Clara couldn’t muster up the will to give up traveling until she thought that humanity faced death and once the threat was gone she went back to her lust after adventure. In a similar way, how many of us have faced a life changing situation? How many of us have faced the death of a loved one, or come close to dying and vow that we shall learn to appreciate each day only to seem to forget about that promise within a few days, months, or years?

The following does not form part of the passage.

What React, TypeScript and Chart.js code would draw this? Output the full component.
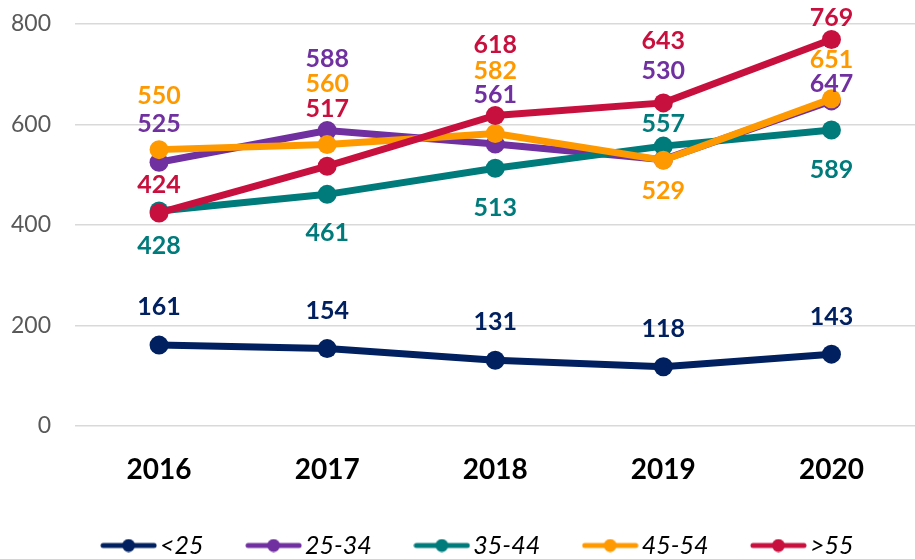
import React, { useEffect, useRef } from "react";
import { Chart, registerables } from "chart.js";

Chart.register(...registerables);

const categories = ["2016", "2017", "2018", "2019", "2020"];
const seriesNames = ["<25", "25-34", "35-44", "45-54", ">55"];
const under25 = [161, 154, 131, 118, 143];
const age25to34 = [525, 588, 561, 530, 647];
const age35to44 = [428, 461, 513, 557, 589];
const age45to54 = [550, 560, 582, 529, 651];
const over55 = [424, 517, 618, 643, 769];
const yTicks = [0, 200, 400, 600, 800];

const seriesValues = [under25, age25to34, age35to44, age45to54, over55];
const colors = ["#002060", "#7030A0", "#007B7B", "#FF9900", "#C8103E"];
// vertical offset (px) of each value label from its point
const labelOffsets = [
  [-38, -38, -38, -38, -37],
  [-38, -72, -49, -89, -17],
  [35, 39, 40, -22, 40],
  [-54, -61, -63, 31, -39],
  [-28, -57, -71, -62, -22],
];

const FONT = "Lato, 'Open Sans', sans-serif";

function makeLegendIcon(color: string): HTMLCanvasElement {
  const c = document.createElement("canvas");
  c.width = 57;
  c.height = 14;
  const g = c.getContext("2d")!;
  g.strokeStyle = color;
  g.lineWidth = 5;
  g.lineCap = "round";
  g.beginPath();
  g.moveTo(3, 7);
  g.lineTo(54, 7);
  g.stroke();
  g.fillStyle = color;
  g.beginPath();
  g.arc(28.5, 7, 6.5, 0, Math.PI * 2);
  g.fill();
  return c;
}

const valueLabelPlugin = {
  id: "valueLabels",
  afterLayout(chart: any) {
    // legend row is centred over the area right of the y-axis labels
    if (chart.legend) chart.legend.left = 38;
  },
  afterDatasetsDraw(chart: any) {
    const ctx = chart.ctx;
    ctx.save();
    ctx.font = `bold 25px ${FONT}`;
    ctx.textAlign = "center";
    ctx.textBaseline = "middle";
    chart.data.datasets.forEach((ds: any, i: number) => {
      const meta = chart.getDatasetMeta(i);
      ctx.fillStyle = colors[i];
      meta.data.forEach((pt: any, j: number) => {
        ctx.fillText(String(ds.data[j]), pt.x, pt.y + labelOffsets[i][j]);
      });
    });
    ctx.restore();
  },
};

export default function App() {
  const ref = useRef<HTMLCanvasElement>(null);

  useEffect(() => {
    const icons = colors.map(makeLegendIcon);
    const chart = new Chart(ref.current!, {
      type: "line",
      data: {
        labels: categories,
        datasets: seriesValues.map((vals, i) => ({
          label: seriesNames[i],
          data: vals,
          borderColor: colors[i],
          backgroundColor: colors[i],
          borderWidth: 7,
          pointRadius: 9.5,
          pointHoverRadius: 9.5,
          pointBorderWidth: 0,
          pointBackgroundColor: colors[i],
          tension: 0,
          order: seriesValues.length - i,
        })),
      },
      options: {
        responsive: false,
        animation: false,
        devicePixelRatio: 1,
        layout: { padding: { left: 0, top: 24, right: 0, bottom: 0 } },
        scales: {
          x: {
            offset: true,
            grid: { display: false },
            border: { display: false },
            ticks: {
              color: "#000000",
              font: { family: FONT, size: 28, weight: "bold", lineHeight: 1 },
              padding: 22,
            },
            afterFit: (s: any) => {
              s.height = 56;
            },
          },
          y: {
            min: 0,
            max: 800,
            afterBuildTicks: (s: any) => {
              s.ticks = yTicks.map((v) => ({ value: v }));
            },
            grid: { color: "#D9D9D9", lineWidth: 1.5, drawTicks: false },
            border: { display: false },
            ticks: {
              color: "#595959",
              font: { family: FONT, size: 23, lineHeight: 1 },
              padding: 24,
            },
            afterFit: (s: any) => {
              s.width = 75;
              s.paddingTop = 0;
              s.paddingBottom = 0;
            },
          },
        },
        plugins: {
          tooltip: { enabled: false },
          legend: {
            position: "bottom",
            labels: {
              usePointStyle: true,
              pointStyleWidth: 38,
              padding: 51,
              color: "#000000",
              font: { family: FONT, size: 25, style: "italic" },
              generateLabels: (ch: any) =>
                ch.data.datasets.map((ds: any, i: number) => ({
                  text: ds.label,
                  pointStyle: icons[i],
                  fillStyle: colors[i],
                  strokeStyle: colors[i],
                  lineWidth: 0,
                  hidden: false,
                  datasetIndex: i,
                  fontColor: "#000000",
                })),
            },
          },
        },
      },
      plugins: [valueLabelPlugin],
    } as any);
    return () => chart.destroy();
  }, []);

  return (
    <div
      style={{
        position: "fixed",
        left: 0,
        top: 0,
        width: 915,
        height: 559,
        overflow: "hidden",
        background: "#ffffff",
      }}
    >
      <canvas ref={ref} width={925} height={568} style={{ display: "block" }} />
    </div>
  );
}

Forgetting can be beneficial. Forgetting helps us move forward individually and as a society. But forgetting can also cause us to continue to make the same mistakes over and over again, to believe that violence is redemptive, or that we can be happy if only everything went the way we want/need. We constantly need to remind ourselves that there are wonders in front of us. That there is beauty surrounding us even in the midst of all the pain and suffering. Our moments with friends and loved ones, wrapping ourselves up in our TARDIS blanket on a cold night sipping hot chocolate, studying what we love, playing with our animals-all those little things that seem inconsequential in the grand scheme of things matter. It’s those little things that hurt the most when for whatever reason we forget them. Like when a loved one dies-it hurts to forget the sound of their voice, or the feel of their hands. For me this episode is a call to remember what we have. Not necessarily a discouragement against seeking-but a reminder that sometimes we don’t have to go very far to find what we long for and need.